We went to bed last night after running the air conditioning in the evening to cool off the house. The mid-day temperature hit eighty-eight and humidity was sauna-like, making it impossible to feel comfortable indoors unless we were in the basement, lying flat against the concrete floor, so B switched on the central air about an hour before dinner and left it on until bed time. When I hit the hay at around eleven last night, the house was still cool.
I couldn’t figure out at first why I woke up at three. The cats weren’t fighting. I didn’t have to take a leak. But as I slowly came fully awake, I realized I was hot as a tinfoil-wrapped potato on a Weber grill. I clawed my way out from under the covers, but it didn’t help. The air in the room was absolutely stifling. Laying on top of the sheets in nothing but my skivvies, I was still burning up.
I rolled out of bed and checked the window: closed. Tried to jerk it open, had to unlock it first. Most nights, we sleep with the windows open, but when B closes a window she locks it to keep the axe murderers out. I had to unlock every window as I went around the house, trying to get some fresh air. Then, before I climbed back into bed, I switched on the ceiling fan.
Didn’t help. I was nice and cool, but I was wide-awake after all that roaming around, and I never did get back to sleep. I must have dozed off once or twice, because I never heard the clock in the living room chime four bells, although I did hear the half-hour bell at three-thirty and four-thirty. And a couple times I slipped far enough into sleep to swallow my tongue and snort myself awake.
But as the night dragged on to morning and I could hear the birds begin their morning songs through the now-open window, the idea of getting up to make coffee sounded better and better. And here I am. Hiya.
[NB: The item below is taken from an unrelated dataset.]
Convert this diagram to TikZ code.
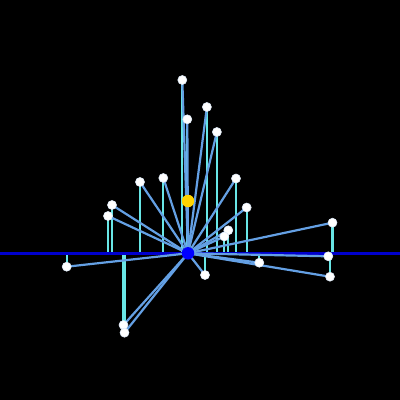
\documentclass[tikz,border=0pt]{standalone}
\definecolor{spoke}{RGB}{100,160,228}
\definecolor{drop}{RGB}{104,230,230}
\definecolor{axisblue}{RGB}{0,0,205}
\definecolor{gold}{RGB}{255,212,0}
\begin{document}
\begin{tikzpicture}[x=1pt,y=-1pt,line cap=round]
  \tikzstyle{dot}=[circle,fill=white,draw=white!80!spoke,line width=0.6pt,minimum size=9pt,inner sep=0pt]
  \tikzstyle{hub}=[circle,minimum size=12.5pt,inner sep=0pt]
  \fill[black] (0,0) rectangle (400,400);
  \useasboundingbox (0,0) rectangle (400,400);
  \coordinate (O) at (188,253.3);
  \coordinate (L) at (0,253.3);
  \coordinate (R) at (400,253.3);
  \coordinate (P1) at (182.3,80);
  \coordinate (P2) at (187.3,119.3);
  \coordinate (P3) at (206.9,107);
  \coordinate (P4) at (216.9,132);
  \coordinate (P5) at (140,182);
  \coordinate (P6) at (163.3,178);
  \coordinate (P7) at (236,178.5);
  \coordinate (P8) at (112,205);
  \coordinate (P9) at (108,216);
  \coordinate (P10) at (246.7,207.5);
  \coordinate (P11) at (228.3,230.3);
  \coordinate (P12) at (224.3,236.5);
  \coordinate (P13) at (332.5,222.7);
  \coordinate (P14) at (328.3,256.3);
  \coordinate (P15) at (259.3,262.7);
  \coordinate (P16) at (205,275);
  \coordinate (P17) at (330,276.7);
  \coordinate (P18) at (66.7,266.7);
  \coordinate (P19) at (123.5,325);
  \coordinate (P20) at (124.5,332.7);
  % drops to the axis
  \foreach \i in {1,...,20}
    \draw[drop,line width=2.2pt] (P\i) -- (P\i |- O);
  \draw[axisblue,line width=3pt] (L) -- (R);
  % spokes from the hub
  \foreach \i in {1,...,20}
    \draw[spoke,line width=2.2pt] (O) -- (P\i);
  \foreach \i in {1,...,20}
    \node[dot] (D\i) at (P\i) {};
  \node[hub,fill=blue] (hub) at (O) {};
  \node[hub,fill=gold] (mean) at (188,201) {};
\end{tikzpicture}
\end{document}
ADDED LATER: B correctly points out that, when closing the windows, the top sash often drops open. When that happens, the locks on the windows don’t work, so when she closes the windows she also locks them to make sure both the top and bottom sashes are closed tightly. She’s just making sure we’re not sending our air conditioning out the window, not trying to lock out the axe murderers. So noted.